■ **EXERCISE GOAL**: Give the number of lines containing the word "would", and nothing else.

■ **EXERCISE MATERIALS**:
-=-=-=-=-
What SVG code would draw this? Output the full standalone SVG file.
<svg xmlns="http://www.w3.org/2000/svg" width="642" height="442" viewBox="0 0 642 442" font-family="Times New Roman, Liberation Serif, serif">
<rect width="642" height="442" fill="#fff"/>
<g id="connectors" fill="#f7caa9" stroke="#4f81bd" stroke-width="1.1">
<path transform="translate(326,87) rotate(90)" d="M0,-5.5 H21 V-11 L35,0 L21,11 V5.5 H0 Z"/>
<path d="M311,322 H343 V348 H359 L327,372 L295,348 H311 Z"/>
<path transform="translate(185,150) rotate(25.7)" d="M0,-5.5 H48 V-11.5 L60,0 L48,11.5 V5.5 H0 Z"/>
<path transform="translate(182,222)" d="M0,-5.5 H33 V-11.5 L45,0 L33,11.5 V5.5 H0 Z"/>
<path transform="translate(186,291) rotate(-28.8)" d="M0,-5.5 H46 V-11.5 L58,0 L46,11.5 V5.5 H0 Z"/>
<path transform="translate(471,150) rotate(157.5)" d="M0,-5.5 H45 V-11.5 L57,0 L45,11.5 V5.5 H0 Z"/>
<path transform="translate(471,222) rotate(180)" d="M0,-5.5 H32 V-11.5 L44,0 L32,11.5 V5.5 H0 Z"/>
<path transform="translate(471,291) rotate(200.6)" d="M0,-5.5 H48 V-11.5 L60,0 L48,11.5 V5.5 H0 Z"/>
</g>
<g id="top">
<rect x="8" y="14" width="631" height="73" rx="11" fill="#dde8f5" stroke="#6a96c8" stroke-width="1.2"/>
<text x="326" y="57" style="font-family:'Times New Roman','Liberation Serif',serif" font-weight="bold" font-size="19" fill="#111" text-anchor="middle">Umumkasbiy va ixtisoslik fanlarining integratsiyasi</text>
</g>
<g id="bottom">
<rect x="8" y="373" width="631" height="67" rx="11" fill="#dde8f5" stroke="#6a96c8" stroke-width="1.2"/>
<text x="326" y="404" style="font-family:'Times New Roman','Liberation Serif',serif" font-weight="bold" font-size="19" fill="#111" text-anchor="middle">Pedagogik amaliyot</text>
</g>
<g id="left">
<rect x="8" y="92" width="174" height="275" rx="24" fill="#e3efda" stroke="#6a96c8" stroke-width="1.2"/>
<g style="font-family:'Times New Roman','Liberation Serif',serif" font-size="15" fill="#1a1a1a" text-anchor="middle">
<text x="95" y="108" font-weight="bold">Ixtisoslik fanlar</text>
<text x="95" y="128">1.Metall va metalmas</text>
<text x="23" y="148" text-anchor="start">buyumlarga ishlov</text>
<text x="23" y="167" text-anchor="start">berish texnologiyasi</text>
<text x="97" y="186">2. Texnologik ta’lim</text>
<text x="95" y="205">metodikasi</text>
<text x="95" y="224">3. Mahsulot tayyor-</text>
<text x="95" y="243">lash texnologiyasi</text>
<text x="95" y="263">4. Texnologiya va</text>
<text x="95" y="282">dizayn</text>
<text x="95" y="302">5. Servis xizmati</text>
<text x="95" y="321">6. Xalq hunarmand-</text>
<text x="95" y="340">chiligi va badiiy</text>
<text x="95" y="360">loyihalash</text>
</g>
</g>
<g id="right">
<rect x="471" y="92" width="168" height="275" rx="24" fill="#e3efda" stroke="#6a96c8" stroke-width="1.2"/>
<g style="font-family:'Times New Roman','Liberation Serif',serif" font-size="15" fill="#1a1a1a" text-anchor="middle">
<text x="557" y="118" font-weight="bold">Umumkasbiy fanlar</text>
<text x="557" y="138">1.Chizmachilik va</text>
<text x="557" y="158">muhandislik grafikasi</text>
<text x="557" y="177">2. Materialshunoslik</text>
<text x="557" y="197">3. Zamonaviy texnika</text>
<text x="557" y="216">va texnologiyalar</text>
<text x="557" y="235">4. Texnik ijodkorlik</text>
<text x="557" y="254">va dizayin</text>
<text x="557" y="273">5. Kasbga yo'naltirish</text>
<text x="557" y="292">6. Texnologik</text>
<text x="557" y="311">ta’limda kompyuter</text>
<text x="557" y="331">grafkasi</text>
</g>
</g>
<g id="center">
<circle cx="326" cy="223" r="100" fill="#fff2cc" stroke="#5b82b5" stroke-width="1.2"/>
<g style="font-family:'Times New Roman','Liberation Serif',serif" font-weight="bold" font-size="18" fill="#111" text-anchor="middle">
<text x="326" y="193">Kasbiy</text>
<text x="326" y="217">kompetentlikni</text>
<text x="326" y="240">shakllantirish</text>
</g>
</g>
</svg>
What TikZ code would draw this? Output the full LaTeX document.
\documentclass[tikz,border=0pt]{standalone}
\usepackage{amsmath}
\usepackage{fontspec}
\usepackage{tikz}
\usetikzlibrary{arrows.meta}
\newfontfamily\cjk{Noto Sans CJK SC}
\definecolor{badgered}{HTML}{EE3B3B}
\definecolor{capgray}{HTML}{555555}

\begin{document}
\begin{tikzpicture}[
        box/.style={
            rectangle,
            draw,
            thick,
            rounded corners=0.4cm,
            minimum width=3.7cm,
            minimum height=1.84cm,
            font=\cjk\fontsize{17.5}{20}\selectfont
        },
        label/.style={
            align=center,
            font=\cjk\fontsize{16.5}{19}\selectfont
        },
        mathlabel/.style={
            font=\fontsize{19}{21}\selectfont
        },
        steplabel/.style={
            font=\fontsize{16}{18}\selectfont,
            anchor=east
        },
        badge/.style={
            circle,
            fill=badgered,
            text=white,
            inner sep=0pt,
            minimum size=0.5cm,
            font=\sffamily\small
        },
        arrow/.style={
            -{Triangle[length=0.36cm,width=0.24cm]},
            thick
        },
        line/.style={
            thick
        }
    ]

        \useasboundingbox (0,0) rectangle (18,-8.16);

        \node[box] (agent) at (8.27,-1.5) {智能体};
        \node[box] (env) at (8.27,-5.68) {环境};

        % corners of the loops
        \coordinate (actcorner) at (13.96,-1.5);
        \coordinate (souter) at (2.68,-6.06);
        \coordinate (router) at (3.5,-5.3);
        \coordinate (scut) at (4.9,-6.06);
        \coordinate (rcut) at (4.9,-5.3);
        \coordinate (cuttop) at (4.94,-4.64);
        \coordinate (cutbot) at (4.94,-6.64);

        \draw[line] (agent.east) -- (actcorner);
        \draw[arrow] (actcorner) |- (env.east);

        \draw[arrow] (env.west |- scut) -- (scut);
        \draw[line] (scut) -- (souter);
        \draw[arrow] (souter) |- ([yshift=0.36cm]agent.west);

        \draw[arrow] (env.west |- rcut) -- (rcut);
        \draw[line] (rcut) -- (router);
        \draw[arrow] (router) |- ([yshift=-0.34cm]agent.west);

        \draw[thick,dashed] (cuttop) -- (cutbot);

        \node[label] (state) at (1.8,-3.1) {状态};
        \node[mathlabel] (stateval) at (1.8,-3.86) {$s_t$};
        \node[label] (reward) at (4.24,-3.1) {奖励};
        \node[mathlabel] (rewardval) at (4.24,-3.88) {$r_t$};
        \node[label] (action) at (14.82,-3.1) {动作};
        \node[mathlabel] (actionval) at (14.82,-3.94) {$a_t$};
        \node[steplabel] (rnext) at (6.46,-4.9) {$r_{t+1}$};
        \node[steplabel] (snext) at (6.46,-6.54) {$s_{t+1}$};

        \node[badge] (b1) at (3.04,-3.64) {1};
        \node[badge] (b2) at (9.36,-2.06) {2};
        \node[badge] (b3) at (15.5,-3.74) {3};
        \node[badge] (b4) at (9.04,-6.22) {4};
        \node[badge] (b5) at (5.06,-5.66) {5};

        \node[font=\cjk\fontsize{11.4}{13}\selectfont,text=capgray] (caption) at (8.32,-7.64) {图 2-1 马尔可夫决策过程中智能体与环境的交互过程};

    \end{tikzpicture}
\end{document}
-=-=-=-=-
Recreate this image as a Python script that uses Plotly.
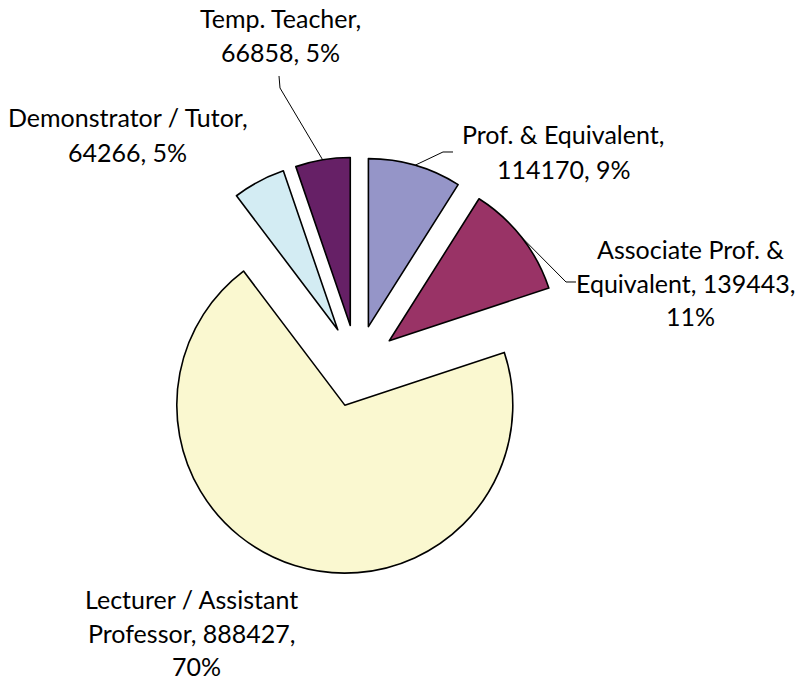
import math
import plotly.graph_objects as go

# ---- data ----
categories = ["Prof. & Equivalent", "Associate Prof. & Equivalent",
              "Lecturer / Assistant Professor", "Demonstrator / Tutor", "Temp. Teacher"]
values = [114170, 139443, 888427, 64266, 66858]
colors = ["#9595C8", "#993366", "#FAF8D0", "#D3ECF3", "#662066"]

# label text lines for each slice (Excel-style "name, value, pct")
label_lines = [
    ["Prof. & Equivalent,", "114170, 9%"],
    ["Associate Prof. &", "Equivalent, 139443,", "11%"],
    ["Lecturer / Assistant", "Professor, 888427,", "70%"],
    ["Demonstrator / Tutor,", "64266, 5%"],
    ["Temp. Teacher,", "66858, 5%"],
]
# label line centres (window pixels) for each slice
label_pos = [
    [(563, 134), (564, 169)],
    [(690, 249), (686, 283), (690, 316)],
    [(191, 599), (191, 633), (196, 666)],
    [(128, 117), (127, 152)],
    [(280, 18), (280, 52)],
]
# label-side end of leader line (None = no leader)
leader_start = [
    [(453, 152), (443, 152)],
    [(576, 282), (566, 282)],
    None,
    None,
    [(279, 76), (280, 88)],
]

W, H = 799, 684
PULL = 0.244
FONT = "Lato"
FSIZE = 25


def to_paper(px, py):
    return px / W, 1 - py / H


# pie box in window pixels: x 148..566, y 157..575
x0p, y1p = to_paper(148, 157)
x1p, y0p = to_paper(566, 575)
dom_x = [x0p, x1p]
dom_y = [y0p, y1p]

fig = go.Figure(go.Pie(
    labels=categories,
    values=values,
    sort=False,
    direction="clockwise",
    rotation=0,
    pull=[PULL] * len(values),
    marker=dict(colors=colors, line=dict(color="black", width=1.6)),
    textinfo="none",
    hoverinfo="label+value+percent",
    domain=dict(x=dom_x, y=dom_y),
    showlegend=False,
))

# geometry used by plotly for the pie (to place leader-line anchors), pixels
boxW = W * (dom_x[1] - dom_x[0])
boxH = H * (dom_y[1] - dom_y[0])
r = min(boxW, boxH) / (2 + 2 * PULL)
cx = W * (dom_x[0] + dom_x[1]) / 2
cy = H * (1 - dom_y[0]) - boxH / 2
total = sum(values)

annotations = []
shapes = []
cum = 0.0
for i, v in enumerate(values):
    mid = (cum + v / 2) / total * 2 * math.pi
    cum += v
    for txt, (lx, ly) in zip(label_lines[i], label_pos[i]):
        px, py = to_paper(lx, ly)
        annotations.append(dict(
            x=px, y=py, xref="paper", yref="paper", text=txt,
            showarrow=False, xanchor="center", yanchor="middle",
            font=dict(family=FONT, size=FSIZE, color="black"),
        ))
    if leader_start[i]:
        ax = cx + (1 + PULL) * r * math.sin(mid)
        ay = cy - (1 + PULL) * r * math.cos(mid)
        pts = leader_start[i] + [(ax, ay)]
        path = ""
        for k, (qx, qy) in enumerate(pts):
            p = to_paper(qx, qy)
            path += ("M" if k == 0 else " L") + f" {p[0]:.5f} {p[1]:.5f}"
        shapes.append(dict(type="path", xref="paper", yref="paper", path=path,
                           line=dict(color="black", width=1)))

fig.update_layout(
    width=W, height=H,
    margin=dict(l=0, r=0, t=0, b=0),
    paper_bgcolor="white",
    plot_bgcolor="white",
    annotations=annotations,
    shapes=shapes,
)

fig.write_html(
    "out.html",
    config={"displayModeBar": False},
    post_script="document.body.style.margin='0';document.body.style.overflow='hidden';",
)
-=-=-=-=-
■ **SOLUTION TO THIS EXERCISE**: 2